In civil cases it is quite normal for witnesses to attend trial and hear other witnesses being cross-examined. The present decision is of interest as there is very little authority regarding the circumstances in which a witness should be excluded. Although this was a family case, the judge stressed that the same approach should apply to both civil and family cases which are (as this one was) heard in public.
Although the judge said the court should only exclude a witness if satisfied that it would be an appropriate step to take in the particular circumstances, he added that the threshold “may not be a high one”. In the present case it was appropriate to exclude the witness because there were issues of fact on which the evidence was still obscure and, the judge said, the evidence would have greater value if the witness was not able to hear certain other evidence before giving his own evidence.
This was an application for financial relief after divorce. The judge (Holman J) had directed that the case should be heard in public. The assets under discussion in the case had derived originally from the wife’s parents, in particular a valuable house in Connaught Square, and the parents were also supporting the wife and children by making substantial payments. The wife’s father had said in a written statement that, if the wife was forced to sell or raise money secured upon the Connaught Square property, he would terminate his financial support.

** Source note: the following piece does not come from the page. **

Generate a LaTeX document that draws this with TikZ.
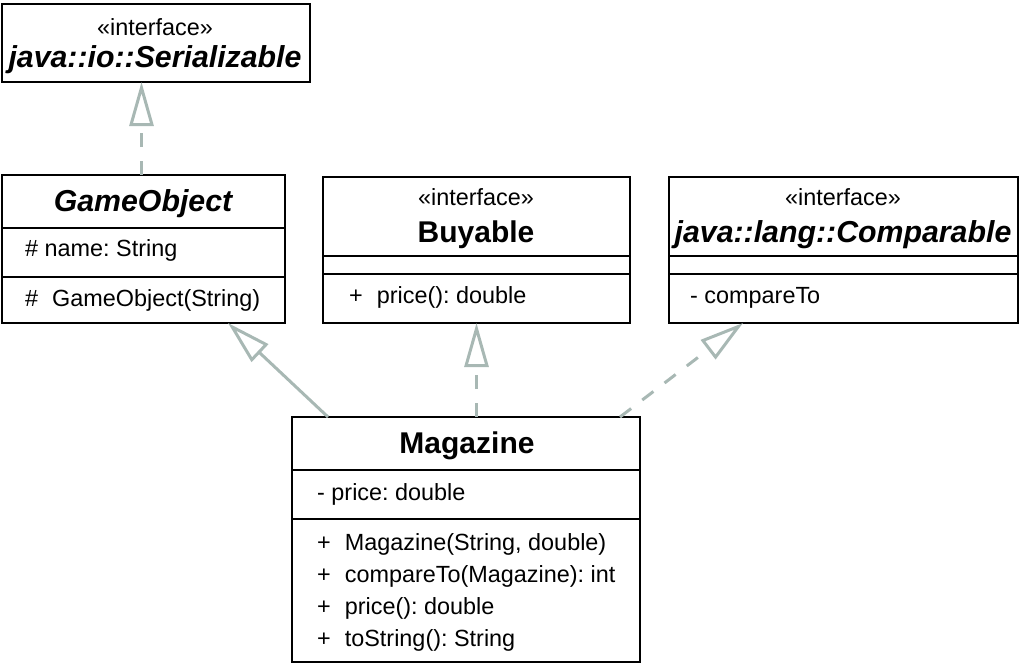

The wife’s parents had been present in court through most of the hearing. However, the husband’s counsel made an application that, for part of the wife’s cross-examination, the judge should exercise a discretion to exclude the father from being present in court.

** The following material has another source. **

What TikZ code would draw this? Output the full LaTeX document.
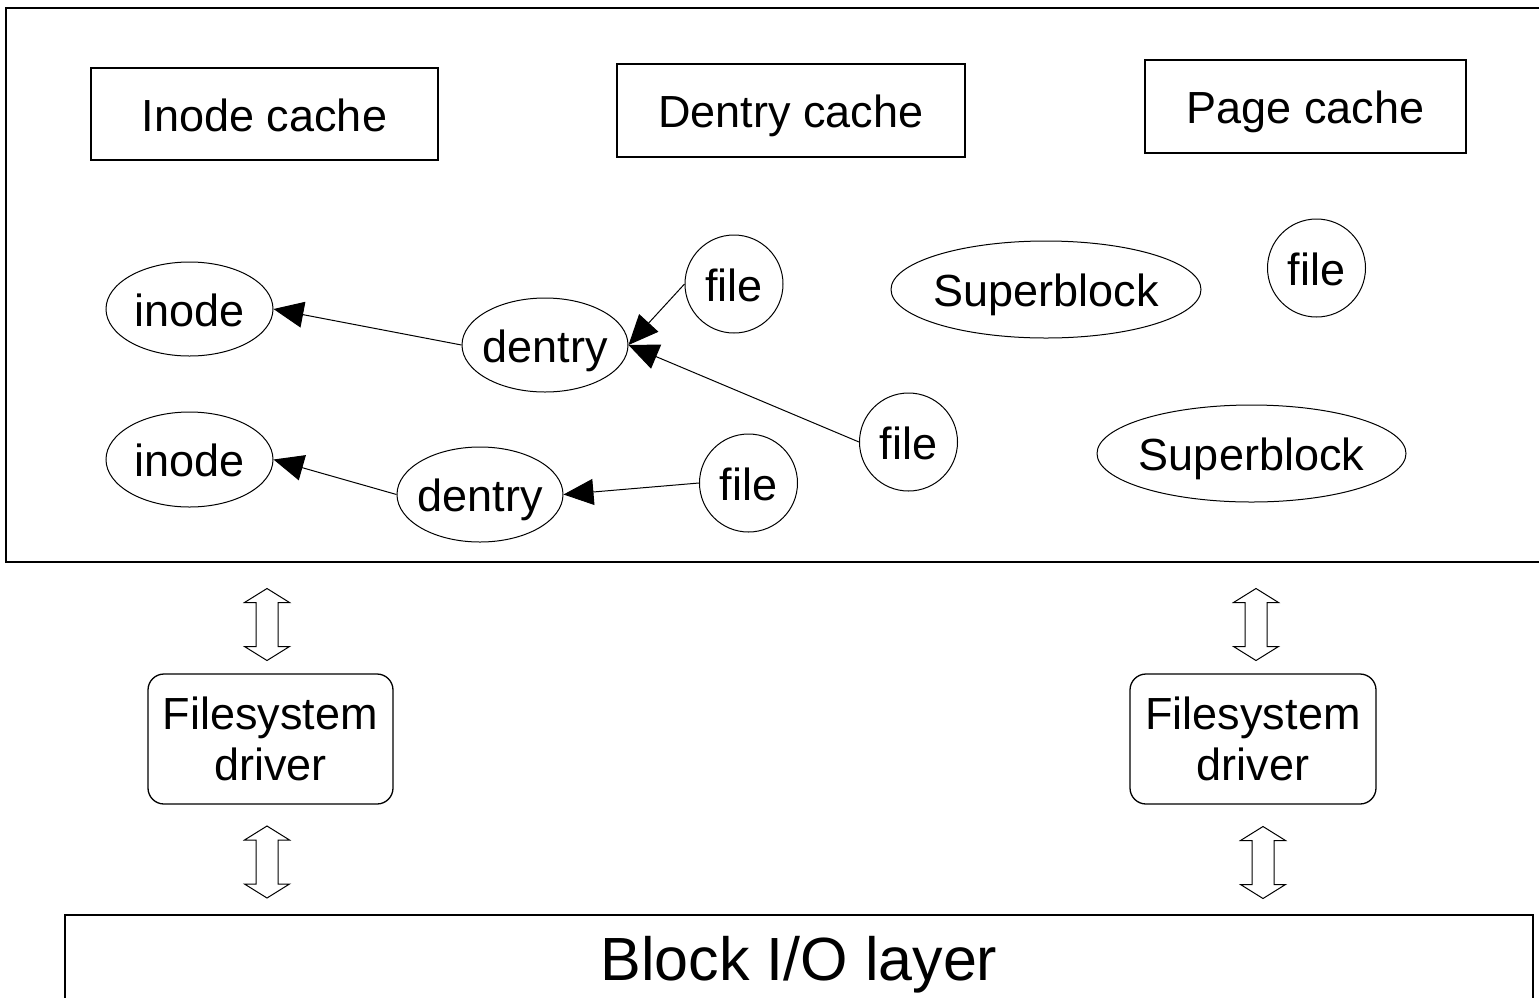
\documentclass[tikz,border=0pt]{standalone}
\usepackage{fontspec}
\setmainfont{Liberation Sans}
\usetikzlibrary{shapes.geometric,arrows.meta}
\newcommand{\nw}[1]{\makebox[0pt][c]{#1}}
\tikzset{
  lbl/.style={font=\fontsize{45}{51}\selectfont, inner sep=0pt, text height=34pt, text depth=0pt},
  cachebox/.style={lbl, draw, line width=1.3pt},
  fsbox/.style={lbl, draw, line width=1.3pt, rounded corners=16pt, align=center, minimum width=245pt, minimum height=130pt, text height=, text depth=},
  ell/.style={lbl, ellipse, draw, line width=1pt},
  filec/.style={lbl, circle, draw, line width=1pt, minimum size=98pt},
  arr/.style={-{Triangle[length=30pt,width=26pt]}, line width=1pt},
  dblarrow/.pic={\draw[line width=1pt] (0,-36) -- (22.5,-22) -- (11,-22) -- (11,22) -- (22.5,22) -- (0,36) -- (-22.5,22) -- (-11,22) -- (-11,-22) -- (-22.5,-22) -- cycle;}
}
\begin{document}
\begin{tikzpicture}[x=1pt,y=-1pt]
\useasboundingbox (0,0) rectangle (1539,997);
\clip (0,0) rectangle (1539,997);
\fill[white] (0,0) rectangle (1539,997);
% outer cache area
\draw[line width=1.3pt] (6,8) rectangle (1570,562);
% caches
\node[cachebox, minimum width=347pt, minimum height=92pt] (ic) at (264.5,114) {Inode cache};
\node[cachebox, minimum width=348pt, minimum height=93pt] (dc) at (791,110.5) {Dentry cache};
\node[cachebox, minimum width=321pt, minimum height=93pt] (pc) at (1305.5,106.5) {Page cache};
% objects
\node[ell, minimum width=167pt, minimum height=94pt] (i1) at (189.5,309) {\nw{inode}};
\node[ell, minimum width=167pt, minimum height=95pt] (i2) at (189.5,459.5) {\nw{inode}};
\node[ell, minimum width=166pt, minimum height=94pt] (d1) at (545,345) {\nw{dentry}};
\node[ell, minimum width=166pt, minimum height=95pt] (d2) at (480,494.5) {\nw{dentry}};
\node[filec] (f1) at (734,284) {\nw{file}};
\node[filec] (f2) at (908.5,442) {\nw{file}};
\node[filec] (f3) at (748.5,483) {\nw{file}};
\node[filec] (f4) at (1316.5,268) {\nw{file}};
\node[ell, minimum width=310pt, minimum height=97pt] (s1) at (1046,289.5) {\nw{Superblock}};
\node[ell, minimum width=309pt, minimum height=97pt] (s2) at (1251.5,453.5) {\nw{Superblock}};
% links
\draw[arr] (d1.west) -- (i1.east);
\draw[arr] (d2.west) -- (i2.east);
\draw[arr] (f1.west) -- (d1.east);
\draw[arr] (f2.west) -- (d1.east);
\draw[arr] (f3.west) -- (d2.east);
% drivers
\node[fsbox] (fs1) at (270.5,739) {Filesystem\\driver};
\node[fsbox, minimum width=246pt] (fs2) at (1253,739) {Filesystem\\driver};
% block layer
\node[lbl, draw, line width=1.3pt, font=\fontsize{61}{70}\selectfont, text height=44pt, text depth=6pt, minimum width=1468pt, minimum height=92pt] (bio) at (799,961) {Block I/O layer};
% double arrows
\pic at (267,624.5) {dblarrow};
\pic at (267,862) {dblarrow};
\pic at (1256,624.5) {dblarrow};
\pic at (1263,862.5) {dblarrow};
\end{tikzpicture}
\end{document}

The judge granted the application.
Counsel had not been able to identify any rule of the Civil Procedure Rules or any passage in The White Book commenting on the presence of one prospective witness in the courtroom while another witness gives evidence. The only authority identified that touched on the point was Tomlinson v Tomlinson  2 FLR 136. In that case Sir John Arnold (President of the Family Division) said that, although witnesses should not be obliged to leave the court unless an order was made excluding them, if an application was made to exclude a witness the proper course would be to grant the order unless satisfied that that would not be an appropriate step to take.
The judge in the present case took the view, however, that the onus should be reversed:
“But it should only exclude them if the court is satisfied, on the facts and in the circumstances of the particular situation, that it would, for good reasons, be an appropriate step to take. The threshold may not be a high one. The reason may not need to be a very cogent one. But if a court is sitting in public, no one who wishes to be present should be excluded, not even a witness, without some good reason for doing so.”
He commented that there could not be any rational grounds for distinction between cases heard in the family or civil courts. The court’s broad approach to the exercise of discretion should be the same whenever the court was sitting in public.
On the facts of this case, however, the judge concluded that it was appropriate to exercise his discretion to exclude the father. He said his focus was on the quality, purity and reliability of the evidence which he had still to hear. There were issues of fact on which the evidence was still obscure. In the judge’s view, the evidence of each of the wife and, more particularly, her father would have greater value as evidence if the father was not able to hear what she had said before giving his own evidence.